··· Material provided

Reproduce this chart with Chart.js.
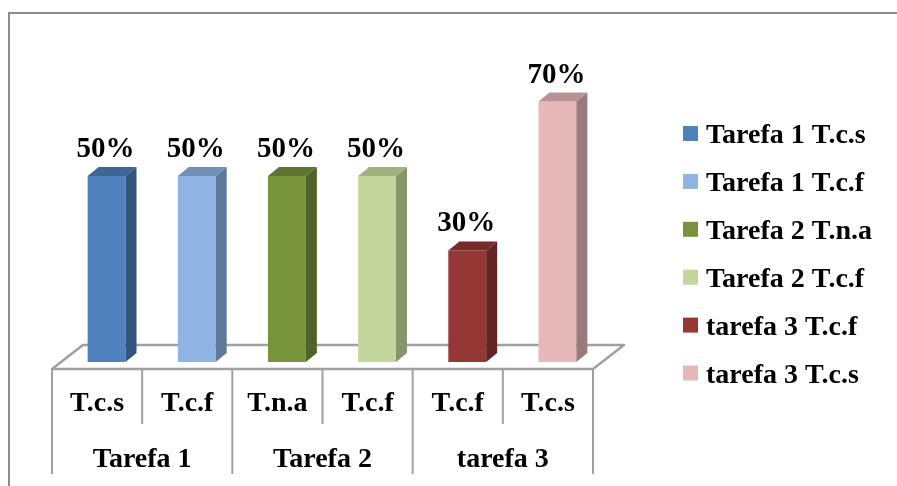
<!DOCTYPE html>
<html>
<head>
<meta charset="utf-8">
<script src="https://cdn.jsdelivr.net/npm/chart.js@4.4.1/dist/chart.umd.min.js"></script>
<style>
  html, body { margin: 0; padding: 0; background: #fff; }
  #grafico { display: block; }
</style>
</head>
<body>
<canvas id="grafico" width="897" height="486"></canvas>
<script>
const categorias = ['T.c.s', 'T.c.f', 'T.n.a', 'T.c.f', 'T.c.f', 'T.c.s'];
const grupos = ['Tarefa 1', 'Tarefa 2', 'tarefa 3'];
const series = ['Tarefa 1 T.c.s', 'Tarefa 1 T.c.f', 'Tarefa 2 T.n.a', 'Tarefa 2 T.c.f', 'tarefa 3 T.c.f', 'tarefa 3 T.c.s'];
const valores = [50, 50, 50, 50, 30, 70];

const coresFrente = ['#4F81BD', '#8EB4E3', '#77933C', '#C3D69B', '#953735', '#E6B9B8'];
const coresLado = ['#34557F', '#5E7897', '#4F6228', '#87956B', '#632423', '#9A7B7B'];
const coresTopo = ['#3D6595', '#7090B8', '#5E7530', '#A0B07E', '#772B2A', '#B89393'];

const FONTE = "'Liberation Serif', 'Times New Roman', serif";
const PROF_X = 11, PROF_Y = -9;     // profundidade das barras
const DESLOC_X = 9.5, DESLOC_Y = -7; // barras ficam no meio do piso
const PISO_X = 31, PISO_Y = -24;

const efeito3D = {
  id: 'efeito3D',
  beforeDraw(chart) {
    const ctx = chart.ctx;
    ctx.save();
    ctx.strokeStyle = '#8c8c8c';
    ctx.lineWidth = 2;
    ctx.beginPath();
    ctx.moveTo(9, 486);
    ctx.lineTo(9, 13);
    ctx.lineTo(897, 13);
    ctx.stroke();
    ctx.restore();
  },
  beforeDatasetsDraw(chart) {
    const ctx = chart.ctx;
    const x = chart.scales.x, y = chart.scales.y;
    const base = y.getPixelForValue(0);
    // piso
    ctx.save();
    ctx.strokeStyle = '#a0a0a0';
    ctx.lineWidth = 2.5;
    ctx.lineJoin = 'round';
    ctx.beginPath();
    ctx.moveTo(x.left, base);
    ctx.lineTo(x.left + PISO_X, base + PISO_Y);
    ctx.lineTo(x.right + PISO_X, base + PISO_Y);
    ctx.lineTo(x.right, base);
    ctx.closePath();
    ctx.stroke();
    ctx.restore();
    ctx.save();
    ctx.translate(DESLOC_X, DESLOC_Y);
  },
  afterDatasetsDraw(chart) {
    const ctx = chart.ctx;
    chart.data.datasets.forEach((ds, i) => {
      const meta = chart.getDatasetMeta(i);
      meta.data.forEach((bar, j) => {
        if (ds.data[j] == null) return;
        const { x, y, base, width } = bar.getProps(['x', 'y', 'base', 'width'], true);
        const l = x - width / 2, r = x + width / 2;
        ctx.fillStyle = coresLado[i];
        ctx.beginPath();
        ctx.moveTo(r, y);
        ctx.lineTo(r + PROF_X, y + PROF_Y);
        ctx.lineTo(r + PROF_X, base + PROF_Y);
        ctx.lineTo(r, base);
        ctx.closePath();
        ctx.fill();
        ctx.fillStyle = coresTopo[i];
        ctx.beginPath();
        ctx.moveTo(l, y);
        ctx.lineTo(l + PROF_X, y + PROF_Y);
        ctx.lineTo(r + PROF_X, y + PROF_Y);
        ctx.lineTo(r, y);
        ctx.closePath();
        ctx.fill();
        // rótulo de valor
        ctx.fillStyle = '#000';
        ctx.font = 'bold 29px ' + FONTE;
        ctx.textAlign = 'center';
        ctx.textBaseline = 'alphabetic';
        ctx.fillText(ds.data[j] + '%', x - 1, y - 19);
      });
    });
    ctx.restore();
  },
  afterDraw(chart) {
    const ctx = chart.ctx;
    const x = chart.scales.x;
    const base = chart.scales.y.getPixelForValue(0);
    const passo = x.getPixelForValue(1) - x.getPixelForValue(0);
    ctx.save();
    ctx.strokeStyle = '#a0a0a0';
    ctx.lineWidth = 2;
    for (let i = 0; i <= categorias.length; i++) {
      const px = x.getPixelForValue(0) - passo / 2 + i * passo;
      const fim = (i % 2 === 0) ? 474 : 424;
      ctx.beginPath();
      ctx.moveTo(px, base);
      ctx.lineTo(px, fim);
      ctx.stroke();
    }
    // rótulos dos grupos
    ctx.fillStyle = '#000';
    ctx.font = 'bold 28px ' + FONTE;
    ctx.textAlign = 'center';
    ctx.textBaseline = 'alphabetic';
    grupos.forEach((g, k) => {
      const cx = (x.getPixelForValue(2 * k) + x.getPixelForValue(2 * k + 1)) / 2;
      ctx.fillText(g, cx, 467);
    });
    // legenda
    ctx.font = 'bold 28px ' + FONTE;
    ctx.textAlign = 'left';
    series.forEach((s, i) => {
      const cy = 133 + i * 47.9;
      ctx.fillStyle = coresFrente[i];
      ctx.fillRect(683, cy - 7, 15, 15);
      ctx.fillStyle = '#000';
      ctx.fillText(s, 706, cy + 10);
    });
    ctx.restore();
  }
};

new Chart(document.getElementById('grafico'), {
  type: 'bar',
  data: {
    labels: categorias,
    datasets: series.map((s, i) => ({
      label: s,
      data: categorias.map((_, j) => (j === i ? valores[i] : null)),
      backgroundColor: coresFrente[i],
      borderWidth: 0
    }))
  },
  options: {
    responsive: false,
    animation: false,
    skipNull: true,
    categoryPercentage: 1,
    barPercentage: 0.42,
    layout: { padding: { left: 52, right: 304, top: 71.4, bottom: 0 } },
    plugins: {
      legend: { display: false },
      tooltip: { enabled: false }
    },
    scales: {
      x: {
        grid: { display: false, drawTicks: false },
        border: { display: false },
        ticks: {
          padding: 18,
          color: '#000',
          font: { family: FONTE, size: 28, weight: 'bold' }
        },
        afterFit(scale) { scale.height = 117; }
      },
      y: {
        display: false,
        min: 0,
        max: 80
      }
    }
  },
  plugins: [efeito3D]
});
</script>
</body>
</html>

······

# Exercise brief
Give again exactly the lines running from the beginning of the material above through the line that contains "const PISO_X = 31, PISO_Y = -24;", and leave out every picture.

# The output
Reproduce this chart with Chart.js.
<!DOCTYPE html>
<html>
<head>
<meta charset="utf-8">
<script src="https://cdn.jsdelivr.net/npm/chart.js@4.4.1/dist/chart.umd.min.js"></script>
<style>
  html, body { margin: 0; padding: 0; background: #fff; }
  #grafico { display: block; }
</style>
</head>
<body>
<canvas id="grafico" width="897" height="486"></canvas>
<script>
const categorias = ['T.c.s', 'T.c.f', 'T.n.a', 'T.c.f', 'T.c.f', 'T.c.s'];
const grupos = ['Tarefa 1', 'Tarefa 2', 'tarefa 3'];
const series = ['Tarefa 1 T.c.s', 'Tarefa 1 T.c.f', 'Tarefa 2 T.n.a', 'Tarefa 2 T.c.f', 'tarefa 3 T.c.f', 'tarefa 3 T.c.s'];
const valores = [50, 50, 50, 50, 30, 70];

const coresFrente = ['#4F81BD', '#8EB4E3', '#77933C', '#C3D69B', '#953735', '#E6B9B8'];
const coresLado = ['#34557F', '#5E7897', '#4F6228', '#87956B', '#632423', '#9A7B7B'];
const coresTopo = ['#3D6595', '#7090B8', '#5E7530', '#A0B07E', '#772B2A', '#B89393'];

const FONTE = "'Liberation Serif', 'Times New Roman', serif";
const PROF_X = 11, PROF_Y = -9;     // profundidade das barras
const DESLOC_X = 9.5, DESLOC_Y = -7; // barras ficam no meio do piso
const PISO_X = 31, PISO_Y = -24;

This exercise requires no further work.